● **TASK REQUIREMENTS**
All lines in the records below from the line with "Write a Python" through the line with "import plotly.graph_objects as go" are to be given again exactly, both ends included; the pictures are to be left out.

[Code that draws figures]

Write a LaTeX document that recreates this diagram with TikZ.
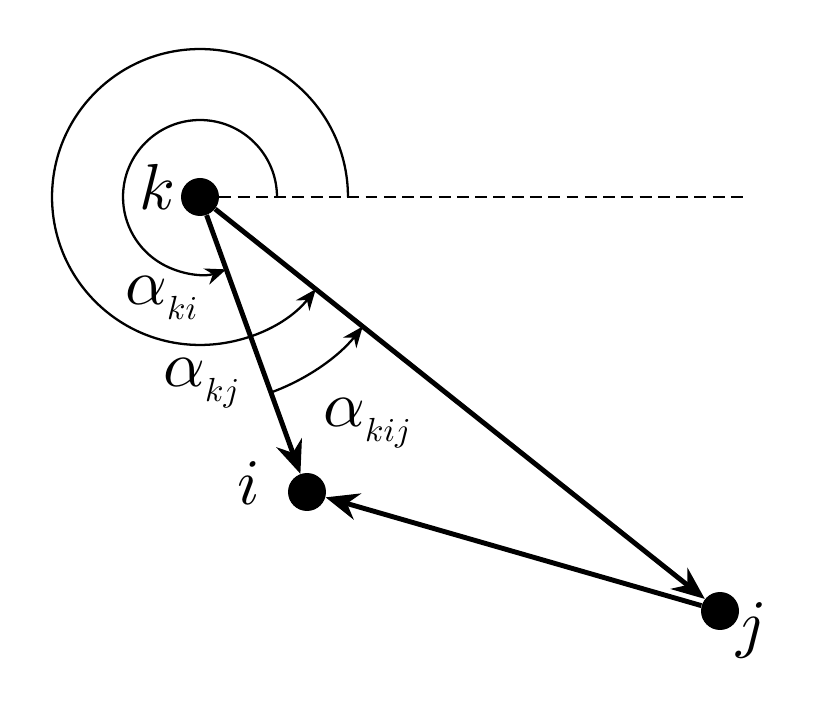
\documentclass[tikz,border=0pt]{standalone}
\usepackage{graphicx}
\usetikzlibrary{arrows.meta}
\newcommand{\lbl}[1]{\scalebox{3.7}{#1}}
\newcommand{\angsub}[1]{\lbl{$\alpha$}\raisebox{-0.3cm}{\scalebox{1.9}{$#1$}}}

\begin{document}
\begin{tikzpicture}
  [x=0.02cm,y=0.02cm,
   every node/.style={circle,fill=black,inner sep=0pt,minimum size=0.76cm},
   lab/.style={rectangle,fill=none,minimum size=0pt,inner sep=0pt},
   angarc/.style={line width=1.3pt,-{Stealth[length=0.42cm,width=0.34cm]}}]
  \useasboundingbox (0,0) rectangle (832,727);
  \node (k) at (200,530) {};
  \node (i) at (307,235) {};
  \node (j) at (720,116) {};
  \coordinate (e) at (748,530);

  \node[lab] (lk) at (157,540) {\lbl{$k$}};
  \node[lab] (li) at (249,244) {\lbl{$i$}};
  \node[lab] (lj) at (752,97) {\lbl{$j$}};
  \node[lab,anchor=base west] (lki) at (125,422) {\angsub{ki}};
  \node[lab,anchor=base west] (lkj) at (163,340) {\angsub{kj}};
  \node[lab,anchor=base west] (lkij) at (323,300) {\angsub{kij}};

  % angles
  \draw[line width=1.6pt,dash pattern=on 6.8pt off 3.6pt] (k) -- (e);
  \draw[angarc] (k.center) ++(0:1.54cm) arc[start angle=0,end angle=289.9,radius=1.54cm];
  \draw[angarc] (k.center) ++(0:2.96cm) arc[start angle=0,end angle=321.5,radius=2.96cm];
  \draw[angarc] (k.center) ++(-70.1:4.16cm) arc[start angle=-70.1,end angle=-38.5,radius=4.16cm];

\path[draw,line width=2.8pt,-{Stealth[length=0.66cm,width=0.54cm]}]
    (k) edge (i)
    (k) edge (j)
    (j) edge (i)
    ;

\end{tikzpicture}
\end{document}
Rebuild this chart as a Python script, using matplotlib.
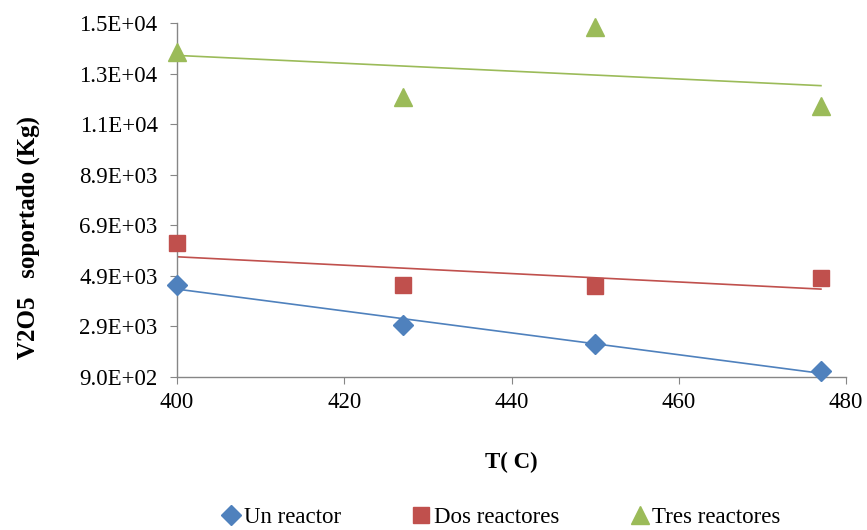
import numpy as np
import matplotlib.pyplot as plt
from matplotlib.ticker import FixedLocator, FuncFormatter

plt.rcParams['font.family'] = ['Liberation Serif', 'DejaVu Serif']

temperatura = [400, 427, 450, 477]
un_reactor = [4540, 2960, 2200, 1140]
dos_reactores = [6200, 4540, 4500, 4820]
tres_reactores = [13750, 11970, 14740, 11620]

series = [
    ('Un reactor', un_reactor, 'D', '#4F81BD', 10),
    ('Dos reactores', dos_reactores, 's', '#C0504D', 11),
    ('Tres reactores', tres_reactores, '^', '#9BBB59', 13),
]

y_ticks = [900, 2900, 4900, 6900, 8900, 10900, 12900, 14900]

fig = plt.figure(figsize=(8.67, 5.30), dpi=100)
ax = fig.add_axes([0.2042, 0.2887, 0.7716, 0.6679])

x = np.array(temperatura)
for nombre, valores, marca, color, tam in series:
    ax.plot(x, valores, linestyle='none', marker=marca, color=color,
            markersize=tam, label=nombre, zorder=3, clip_on=False)
    m, b = np.polyfit(x, valores, 1)
    ax.plot(x, m * x + b, color=color, linewidth=1.2, zorder=2)

ax.set_xlim(400, 480)
ax.set_ylim(900, 14900)
ax.set_xticks([400, 420, 440, 460, 480])
ax.yaxis.set_major_locator(FixedLocator(y_ticks))
ax.yaxis.set_major_formatter(FuncFormatter(lambda v, pos: '%.1E' % v))

for lado in ['top', 'right']:
    ax.spines[lado].set_visible(False)
for lado in ['left', 'bottom']:
    ax.spines[lado].set_color('#868686')
    ax.spines[lado].set_linewidth(1)
ax.tick_params(axis='both', colors='#868686', labelcolor='black',
               labelsize=16.5, length=5, direction='out')
ax.tick_params(axis='y', pad=9)
ax.tick_params(axis='x', pad=6)

ax.set_xlabel('T( C)', fontsize=16.5, fontweight='bold', labelpad=28)
ax.set_ylabel('V2O5   soportado (Kg)', fontsize=18, fontweight='bold')
ax.yaxis.set_label_coords(-0.205, 0.395)

fig.legend(loc='lower center', bbox_to_anchor=(0.577, -0.035), ncol=3,
           frameon=False, fontsize=16.5, handletextpad=0.05, columnspacing=3.0,
           handlelength=1.0)

fig.savefig('out.png', dpi=100)
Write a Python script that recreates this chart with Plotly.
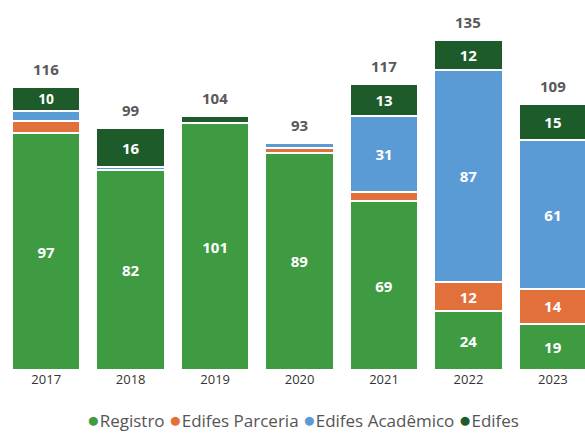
import plotly.graph_objects as go

years = ["2017", "2018", "2019", "2020", "2021", "2022", "2023"]
registro = [97, 82, 101, 89, 69, 24, 19]
parceria = [5, 0, 0, 2, 4, 12, 14]
academico = [4, 1, 0, 2, 31, 87, 61]
edifes = [10, 16, 3, 0, 13, 12, 15]
totals = [116, 99, 104, 93, 117, 135, 109]

series = [
    ("Registro", registro, "#3f9b42"),
    ("Edifes Parceria", parceria, "#e2703a"),
    ("Edifes Acadêmico", academico, "#5b9bd5"),
    ("Edifes", edifes, "#1e5b2b"),
]

FONT = "Open Sans"
fig = go.Figure()
for name, vals, color in series:
    fig.add_trace(go.Bar(
        x=years, y=vals, name=name, marker=dict(color=color, line=dict(color="white", width=2)),
        text=[str(v) if v >= 10 else "" for v in vals],
        textposition="inside", insidetextanchor="middle", textangle=0,
        textfont=dict(color="white", size=15, family=FONT, weight="bold"),
        showlegend=False, hoverinfo="skip",
    ))

for i, t in enumerate(totals):
    fig.add_annotation(x=i, y=t, text=f"<b>{t}</b>", showarrow=False, yanchor="bottom",
                       yshift=6, font=dict(color="#595959", size=15, family=FONT))

legend_text = "".join(
    f'<span style="color:{c}; font-size:21px">●</span>{n} ' for n, _, c in series
).strip()
fig.add_annotation(xref="paper", yref="paper", x=0.515, y=-0.135, xanchor="center", yanchor="middle",
                   text=legend_text, showarrow=False,
                   font=dict(size=17, color="#555555", family=FONT))

fig.update_layout(
    barmode="stack", bargap=0.19, width=585, height=433,
    margin=dict(l=4, r=0, t=5, b=63),
    paper_bgcolor="white", plot_bgcolor="white",
    font=dict(family=FONT, color="#404040"),
    showlegend=False,
    xaxis=dict(type="category", range=[-0.5, 6.38], showgrid=False, showline=False, ticks="",
               tickfont=dict(size=13, color="#333333", family=FONT)),
    yaxis=dict(range=[0, 149.4], visible=False),
)
fig.write_html("out.html", config={"displayModeBar": False},
               post_script="document.body.style.margin='0';")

● **ANSWER TO THE TASK**
Write a Python script that recreates this chart with Plotly.
import plotly.graph_objects as go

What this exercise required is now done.